Family Research – English, Scottish and Irish Genealogy

7/2/2005

Declaration of Arbroath, 6 April 1320

As long as but a hundred of us remain alive, never will we on any conditions be brought under English rule. It is in truth not for glory, nor riches, nor honours, that we are fighting, but for freedom – for that alone, which no honest man gives up but with life itself.

Foremost among Scotland’s state papers is The Declaration of Arbroath. It is the best known of our treasures and is famous the world over. The Declaration is a letter from the earls and barons of Scotland to the Pope, asking him to recognise Scotland’s independence and acknowledge Robert the Bruce as the country’s lawful king.

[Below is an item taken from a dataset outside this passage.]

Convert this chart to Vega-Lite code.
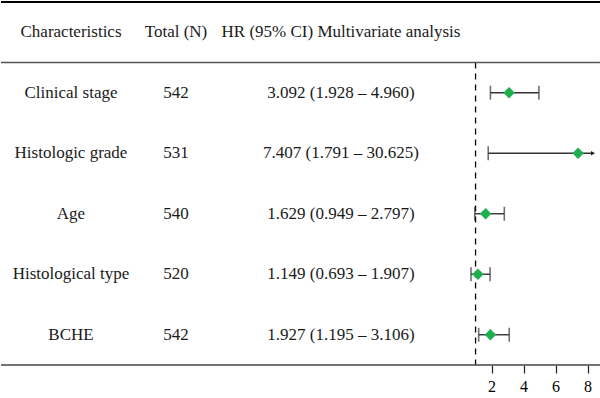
{
  "$schema": "https://vega.github.io/schema/vega-lite/v6.json",
  "padding": {"left": 0, "right": 0, "top": 1, "bottom": 0},
  "spacing": 0,
  "bounds": "flush",
  "config": {
    "view": {"stroke": null},
    "font": "Liberation Serif",
    "text": {"font": "Liberation Serif", "fontSize": 17, "color": "#1a1a1a"}
  },
  "datasets": {
    "rows": [
      {"label": "Characteristics", "n": "Total (N)", "ci": "HR (95% CI) Multivariate analysis", "hr": null, "lo": null, "hi": null},
      {"label": "Clinical stage", "n": "542", "ci": "3.092 (1.928 – 4.960)", "hr": 3.092, "lo": 1.928, "hi": 4.960},
      {"label": "Histologic grade", "n": "531", "ci": "7.407 (1.791 – 30.625)", "hr": 7.407, "lo": 1.791, "hi": 30.625},
      {"label": "Age", "n": "540", "ci": "1.629 (0.949 – 2.797)", "hr": 1.629, "lo": 0.949, "hi": 2.797},
      {"label": "Histological type", "n": "520", "ci": "1.149 (0.693 – 1.907)", "hr": 1.149, "lo": 0.693, "hi": 1.907},
      {"label": "BCHE", "n": "542", "ci": "1.927 (1.195 – 3.106)", "hr": 1.927, "lo": 1.195, "hi": 3.106}
    ]
  },
  "hconcat": [
    {
      "width": 140, "height": 363,
      "layer": [
        {"data": {"name": "rows"}, "mark": {"type": "text"},
         "encoding": {"y": {"field": "label", "type": "nominal", "sort": null, "axis": null, "scale": {"type": "band", "domain": ["Characteristics", "Clinical stage", "Histologic grade", "Age", "Histological type", "BCHE"], "paddingInner": 0, "paddingOuter": 0}}, "text": {"field": "label"}}},
        {"data": {"values": [{}]}, "mark": {"type": "rule", "color": "#000", "strokeWidth": 2}, "encoding": {"y": {"datum": "Characteristics", "type": "nominal", "bandPosition": 0}}},
        {"data": {"values": [{}]}, "mark": {"type": "rule", "color": "#555", "strokeWidth": 1.5}, "encoding": {"y": {"datum": "Characteristics", "type": "nominal", "bandPosition": 1}}},
        {"data": {"values": [{}]}, "mark": {"type": "rule", "color": "#444", "strokeWidth": 1.5}, "encoding": {"y": {"datum": "BCHE", "type": "nominal", "bandPosition": 1}}}
      ]
    },
    {
      "width": 70, "height": 363,
      "layer": [
        {"data": {"name": "rows"}, "mark": {"type": "text"},
         "encoding": {"y": {"field": "label", "type": "nominal", "sort": null, "axis": null, "scale": {"type": "band", "domain": ["Characteristics", "Clinical stage", "Histologic grade", "Age", "Histological type", "BCHE"], "paddingInner": 0, "paddingOuter": 0}}, "text": {"field": "n"}}},
        {"data": {"values": [{}]}, "mark": {"type": "rule", "color": "#000", "strokeWidth": 2}, "encoding": {"y": {"datum": "Characteristics", "type": "nominal", "bandPosition": 0}}},
        {"data": {"values": [{}]}, "mark": {"type": "rule", "color": "#555", "strokeWidth": 1.5}, "encoding": {"y": {"datum": "Characteristics", "type": "nominal", "bandPosition": 1}}},
        {"data": {"values": [{}]}, "mark": {"type": "rule", "color": "#444", "strokeWidth": 1.5}, "encoding": {"y": {"datum": "BCHE", "type": "nominal", "bandPosition": 1}}}
      ]
    },
    {
      "width": 260, "height": 363,
      "layer": [
        {"data": {"name": "rows"}, "mark": {"type": "text"},
         "encoding": {"y": {"field": "label", "type": "nominal", "sort": null, "axis": null, "scale": {"type": "band", "domain": ["Characteristics", "Clinical stage", "Histologic grade", "Age", "Histological type", "BCHE"], "paddingInner": 0, "paddingOuter": 0}}, "text": {"field": "ci"}}},
        {"data": {"values": [{}]}, "mark": {"type": "rule", "color": "#000", "strokeWidth": 2}, "encoding": {"y": {"datum": "Characteristics", "type": "nominal", "bandPosition": 0}}},
        {"data": {"values": [{}]}, "mark": {"type": "rule", "color": "#555", "strokeWidth": 1.5}, "encoding": {"y": {"datum": "Characteristics", "type": "nominal", "bandPosition": 1}}},
        {"data": {"values": [{}]}, "mark": {"type": "rule", "color": "#444", "strokeWidth": 1.5}, "encoding": {"y": {"datum": "BCHE", "type": "nominal", "bandPosition": 1}}}
      ]
    },
    {
      "width": 122, "height": 363,
      "encoding": {
        "y": {"field": "label", "type": "nominal", "sort": null, "axis": null, "scale": {"type": "band", "domain": ["Characteristics", "Clinical stage", "Histologic grade", "Age", "Histological type", "BCHE"], "paddingInner": 0, "paddingOuter": 0}}
      },
      "layer": [
        {"data": {"values": [{}]}, "mark": {"type": "rule", "color": "#000", "strokeWidth": 1.3, "strokeDash": [6, 5]},
         "encoding": {"x": {"datum": 1, "type": "quantitative", "scale": {"domain": [0.715, 8.34], "nice": false, "zero": false, "clamp": true}, "axis": {"values": [2, 4, 6, 8], "title": null, "grid": false, "domain": false, "tickSize": 8, "tickColor": "#222", "tickWidth": 1.2, "labelFont": "Liberation Serif", "labelFontSize": 16, "labelColor": "#000", "labelPadding": 5}},
                      "y": {"datum": "Clinical stage", "type": "nominal", "bandPosition": 0}, "y2": {"datum": "BCHE", "bandPosition": 1}}},
        {"data": {"name": "rows"}, "mark": {"type": "rule", "color": "#333", "strokeWidth": 1.4},
         "encoding": {"x": {"field": "lo", "type": "quantitative"}, "x2": {"field": "hi"}}},
        {"data": {"name": "rows"}, "mark": {"type": "tick", "color": "#333", "thickness": 1.6, "size": 14},
         "encoding": {"x": {"field": "lo", "type": "quantitative"}}},
        {"data": {"name": "rows"}, "transform": [{"filter": "datum.hi != null && datum.hi < 8.34"}], "mark": {"type": "tick", "color": "#333", "thickness": 1.6, "size": 14},
         "encoding": {"x": {"field": "hi", "type": "quantitative"}}},
        {"data": {"name": "rows"}, "transform": [{"filter": "datum.hi != null && datum.hi >= 8.34"}], "mark": {"type": "point", "shape": "triangle-right", "filled": true, "color": "#222", "size": 22, "opacity": 1},
         "encoding": {"x": {"field": "hi", "type": "quantitative"}}},
        {"data": {"name": "rows"}, "mark": {"type": "point", "shape": "diamond", "filled": true, "color": "#1fb04e", "size": 130, "opacity": 1},
         "encoding": {"x": {"field": "hr", "type": "quantitative"}}},
        {"data": {"values": [{}]}, "mark": {"type": "rule", "color": "#000", "strokeWidth": 2}, "encoding": {"y": {"datum": "Characteristics", "type": "nominal", "bandPosition": 0}}},
        {"data": {"values": [{}]}, "mark": {"type": "rule", "color": "#555", "strokeWidth": 1.5}, "encoding": {"y": {"datum": "Characteristics", "type": "nominal", "bandPosition": 1}}},
        {"data": {"values": [{}]}, "mark": {"type": "rule", "color": "#444", "strokeWidth": 1.5}, "encoding": {"y": {"datum": "BCHE", "type": "nominal", "bandPosition": 1}}}
      ]
    },
    {
      "width": 8, "height": 363,
      "layer": [
        {"data": {"values": [{}]}, "mark": {"type": "rule", "color": "#000", "strokeWidth": 2}, "encoding": {"y": {"datum": "Characteristics", "type": "nominal", "bandPosition": 0, "axis": null, "scale": {"type": "band", "domain": ["Characteristics", "Clinical stage", "Histologic grade", "Age", "Histological type", "BCHE"], "paddingInner": 0, "paddingOuter": 0}}}},
        {"data": {"values": [{}]}, "mark": {"type": "rule", "color": "#555", "strokeWidth": 1.5}, "encoding": {"y": {"datum": "Characteristics", "type": "nominal", "bandPosition": 1}}},
        {"data": {"values": [{}]}, "mark": {"type": "rule", "color": "#444", "strokeWidth": 1.5}, "encoding": {"y": {"datum": "BCHE", "type": "nominal", "bandPosition": 1}}}
      ]
    }
  ]
}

It was written during the long war of independence with England which started with Edward I’s attempt to conquer Scotland in 1296. When the deaths of Alexander III and his granddaughter left Scotland without a monarch, Edward used the invitation to help choose a successor as an excuse to revive English claims of overlordship. When the Scots resisted, he invaded. Wallace’s victory at Stirling Bridge in 1297 won a temporary respite, but Edward refused to relinquish his claims. In 1306 Bruce seized the throne and began a long struggle to free Scotland from the invaders. His success at Bannockburn in 1314 did not end the war, but it allowed normal government to be re-established. However the English still refused to recognise Scotland’s independence or Bruce’s position as king.

On the European front, by 1320 Scottish relations with the Papacy were in crisis after they defied papal efforts to establish a truce with England. When the Pope excommunicated the king and three of his bishops, the Scots sent the Declaration of Arbroath as part of a diplomatic counter-offensive. The original letter delivered to the Pope in Avignon is lost, but we know it reached him. He wrote to Edward II urging him to make peace, but it was not until 1328 that Scotland’s independence was acknowledged.

The Declaration was probably drawn up by Bernard, Abbot of Arbroath and Chancellor of Scotland. Documents at that time were not signed, seals were attached for authentication. Eight earls and thirty eight barons put their seals to the Declaration. Their names were written by the clerk at the foot of the parchment.

The document in the NAS is the only surviving copy of the Declaration. It was kept with the rest of the national archives in Edinburgh Castle until the early 17th century. When work was being done on the castle, the Declaration was taken for safekeeping to Tynninghame, the home of the official in charge of the records. While there it suffered damage through damp, but we have the full text from an earlier engraving. It returned to the national archives in 1829.